Write each line of the material exactly as given, from the top through the line that contains "1.882, 1.919, 1.936, 1.954, 1.964, 1.971, 1.989, 1.995]", and omit all pictures.

>> START Data extract

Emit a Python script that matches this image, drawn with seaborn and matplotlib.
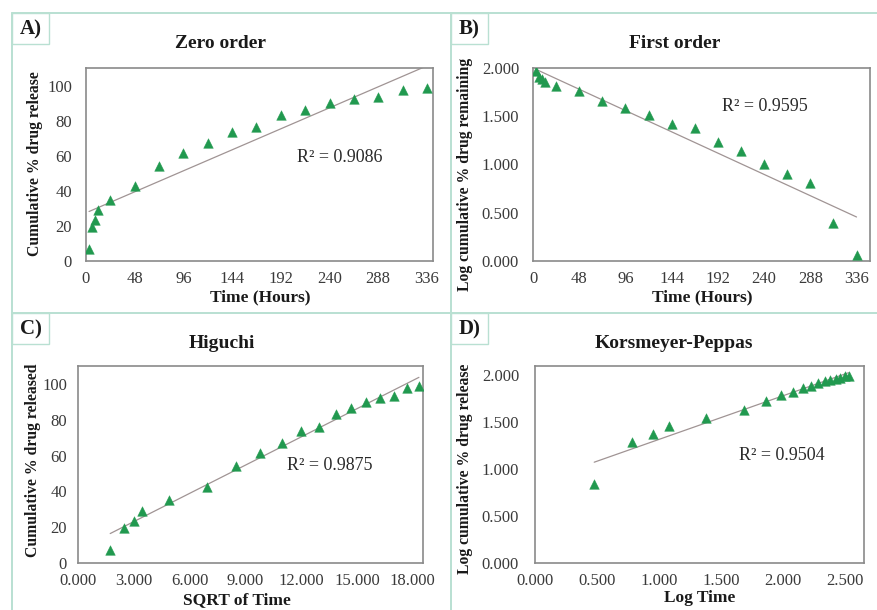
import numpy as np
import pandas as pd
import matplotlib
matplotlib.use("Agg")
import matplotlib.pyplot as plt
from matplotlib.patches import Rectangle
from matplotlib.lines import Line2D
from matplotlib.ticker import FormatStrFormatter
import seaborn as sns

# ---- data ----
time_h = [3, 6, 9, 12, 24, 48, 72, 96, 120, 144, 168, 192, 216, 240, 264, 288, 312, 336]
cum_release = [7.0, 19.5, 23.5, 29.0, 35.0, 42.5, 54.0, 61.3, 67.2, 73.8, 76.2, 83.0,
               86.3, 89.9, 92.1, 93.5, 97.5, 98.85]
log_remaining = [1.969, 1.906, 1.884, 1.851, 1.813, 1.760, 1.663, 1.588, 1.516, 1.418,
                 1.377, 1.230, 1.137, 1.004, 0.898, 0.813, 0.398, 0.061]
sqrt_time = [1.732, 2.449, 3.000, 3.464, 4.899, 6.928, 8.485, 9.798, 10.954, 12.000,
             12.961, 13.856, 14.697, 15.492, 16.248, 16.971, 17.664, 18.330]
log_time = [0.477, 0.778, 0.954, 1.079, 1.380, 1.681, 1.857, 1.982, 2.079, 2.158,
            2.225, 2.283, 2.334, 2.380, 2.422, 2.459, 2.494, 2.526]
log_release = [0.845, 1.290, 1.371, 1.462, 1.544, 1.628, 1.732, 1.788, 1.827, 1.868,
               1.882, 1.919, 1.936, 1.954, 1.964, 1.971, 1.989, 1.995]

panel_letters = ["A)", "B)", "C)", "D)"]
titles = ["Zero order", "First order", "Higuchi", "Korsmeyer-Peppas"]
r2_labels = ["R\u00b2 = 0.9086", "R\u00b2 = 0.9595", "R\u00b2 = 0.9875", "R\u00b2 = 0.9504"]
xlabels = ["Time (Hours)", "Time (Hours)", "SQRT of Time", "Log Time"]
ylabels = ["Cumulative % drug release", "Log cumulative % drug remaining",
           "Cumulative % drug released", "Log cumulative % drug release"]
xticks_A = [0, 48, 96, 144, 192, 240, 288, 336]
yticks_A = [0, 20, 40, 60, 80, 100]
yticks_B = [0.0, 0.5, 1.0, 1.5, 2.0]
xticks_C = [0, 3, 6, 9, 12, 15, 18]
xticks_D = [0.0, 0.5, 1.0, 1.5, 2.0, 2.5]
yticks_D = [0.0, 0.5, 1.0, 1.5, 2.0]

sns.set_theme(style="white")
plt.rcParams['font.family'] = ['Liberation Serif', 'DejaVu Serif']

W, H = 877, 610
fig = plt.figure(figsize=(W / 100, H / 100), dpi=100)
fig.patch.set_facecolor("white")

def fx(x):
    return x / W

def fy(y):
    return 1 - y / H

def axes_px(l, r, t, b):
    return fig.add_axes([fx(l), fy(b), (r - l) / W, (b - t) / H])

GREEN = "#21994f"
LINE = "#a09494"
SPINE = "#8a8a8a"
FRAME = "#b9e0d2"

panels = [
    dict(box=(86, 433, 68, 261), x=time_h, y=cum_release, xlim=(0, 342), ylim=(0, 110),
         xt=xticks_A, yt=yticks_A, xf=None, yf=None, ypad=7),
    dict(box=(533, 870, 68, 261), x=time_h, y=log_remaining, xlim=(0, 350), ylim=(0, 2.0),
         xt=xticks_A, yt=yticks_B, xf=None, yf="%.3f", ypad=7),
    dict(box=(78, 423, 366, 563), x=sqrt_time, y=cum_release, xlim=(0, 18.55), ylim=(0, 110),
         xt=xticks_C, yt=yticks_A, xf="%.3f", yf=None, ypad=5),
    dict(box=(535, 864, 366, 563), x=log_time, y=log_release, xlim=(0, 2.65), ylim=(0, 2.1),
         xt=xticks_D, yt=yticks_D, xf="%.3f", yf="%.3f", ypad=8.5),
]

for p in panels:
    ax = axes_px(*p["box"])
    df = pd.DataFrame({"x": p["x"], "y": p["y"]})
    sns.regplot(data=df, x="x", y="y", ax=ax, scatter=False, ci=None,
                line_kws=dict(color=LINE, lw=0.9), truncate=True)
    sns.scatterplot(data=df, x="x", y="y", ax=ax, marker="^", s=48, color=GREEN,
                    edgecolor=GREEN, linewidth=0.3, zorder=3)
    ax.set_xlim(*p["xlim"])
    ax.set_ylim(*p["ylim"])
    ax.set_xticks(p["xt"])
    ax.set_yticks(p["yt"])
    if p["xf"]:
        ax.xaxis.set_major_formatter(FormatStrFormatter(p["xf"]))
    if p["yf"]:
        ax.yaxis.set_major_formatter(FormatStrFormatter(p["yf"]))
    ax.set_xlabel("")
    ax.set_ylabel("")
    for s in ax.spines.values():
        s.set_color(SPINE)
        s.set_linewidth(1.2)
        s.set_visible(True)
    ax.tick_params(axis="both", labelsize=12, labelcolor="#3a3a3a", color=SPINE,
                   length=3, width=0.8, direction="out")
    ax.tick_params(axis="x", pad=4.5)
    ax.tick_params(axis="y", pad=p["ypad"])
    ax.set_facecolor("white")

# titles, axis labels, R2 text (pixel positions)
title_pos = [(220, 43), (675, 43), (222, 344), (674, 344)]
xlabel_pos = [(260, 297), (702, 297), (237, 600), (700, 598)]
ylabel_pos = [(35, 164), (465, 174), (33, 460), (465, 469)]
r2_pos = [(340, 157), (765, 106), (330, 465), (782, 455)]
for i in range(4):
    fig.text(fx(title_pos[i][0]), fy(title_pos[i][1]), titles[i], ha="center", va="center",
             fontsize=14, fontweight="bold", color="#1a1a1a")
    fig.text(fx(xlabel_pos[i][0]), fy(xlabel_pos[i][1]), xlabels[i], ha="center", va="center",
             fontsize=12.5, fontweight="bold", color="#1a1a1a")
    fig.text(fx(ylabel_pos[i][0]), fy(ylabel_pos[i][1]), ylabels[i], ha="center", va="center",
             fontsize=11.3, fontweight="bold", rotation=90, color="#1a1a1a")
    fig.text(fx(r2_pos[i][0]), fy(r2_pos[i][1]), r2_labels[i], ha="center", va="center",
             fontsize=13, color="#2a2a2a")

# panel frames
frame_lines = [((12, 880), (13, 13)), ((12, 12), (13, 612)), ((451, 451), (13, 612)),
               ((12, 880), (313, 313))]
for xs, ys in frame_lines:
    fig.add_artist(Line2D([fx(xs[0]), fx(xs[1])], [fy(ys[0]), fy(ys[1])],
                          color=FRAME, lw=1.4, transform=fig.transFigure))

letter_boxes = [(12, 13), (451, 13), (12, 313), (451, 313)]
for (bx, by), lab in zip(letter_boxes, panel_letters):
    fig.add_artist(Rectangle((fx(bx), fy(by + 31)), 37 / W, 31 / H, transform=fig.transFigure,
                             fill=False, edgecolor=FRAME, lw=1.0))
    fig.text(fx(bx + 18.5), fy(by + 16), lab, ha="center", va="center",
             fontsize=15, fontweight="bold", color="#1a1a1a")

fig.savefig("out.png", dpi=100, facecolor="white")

>> END Data extract

Response to this task ->
Emit a Python script that matches this image, drawn with seaborn and matplotlib.
import numpy as np
import pandas as pd
import matplotlib
matplotlib.use("Agg")
import matplotlib.pyplot as plt
from matplotlib.patches import Rectangle
from matplotlib.lines import Line2D
from matplotlib.ticker import FormatStrFormatter
import seaborn as sns

# ---- data ----
time_h = [3, 6, 9, 12, 24, 48, 72, 96, 120, 144, 168, 192, 216, 240, 264, 288, 312, 336]
cum_release = [7.0, 19.5, 23.5, 29.0, 35.0, 42.5, 54.0, 61.3, 67.2, 73.8, 76.2, 83.0,
               86.3, 89.9, 92.1, 93.5, 97.5, 98.85]
log_remaining = [1.969, 1.906, 1.884, 1.851, 1.813, 1.760, 1.663, 1.588, 1.516, 1.418,
                 1.377, 1.230, 1.137, 1.004, 0.898, 0.813, 0.398, 0.061]
sqrt_time = [1.732, 2.449, 3.000, 3.464, 4.899, 6.928, 8.485, 9.798, 10.954, 12.000,
             12.961, 13.856, 14.697, 15.492, 16.248, 16.971, 17.664, 18.330]
log_time = [0.477, 0.778, 0.954, 1.079, 1.380, 1.681, 1.857, 1.982, 2.079, 2.158,
            2.225, 2.283, 2.334, 2.380, 2.422, 2.459, 2.494, 2.526]
log_release = [0.845, 1.290, 1.371, 1.462, 1.544, 1.628, 1.732, 1.788, 1.827, 1.868,
               1.882, 1.919, 1.936, 1.954, 1.964, 1.971, 1.989, 1.995]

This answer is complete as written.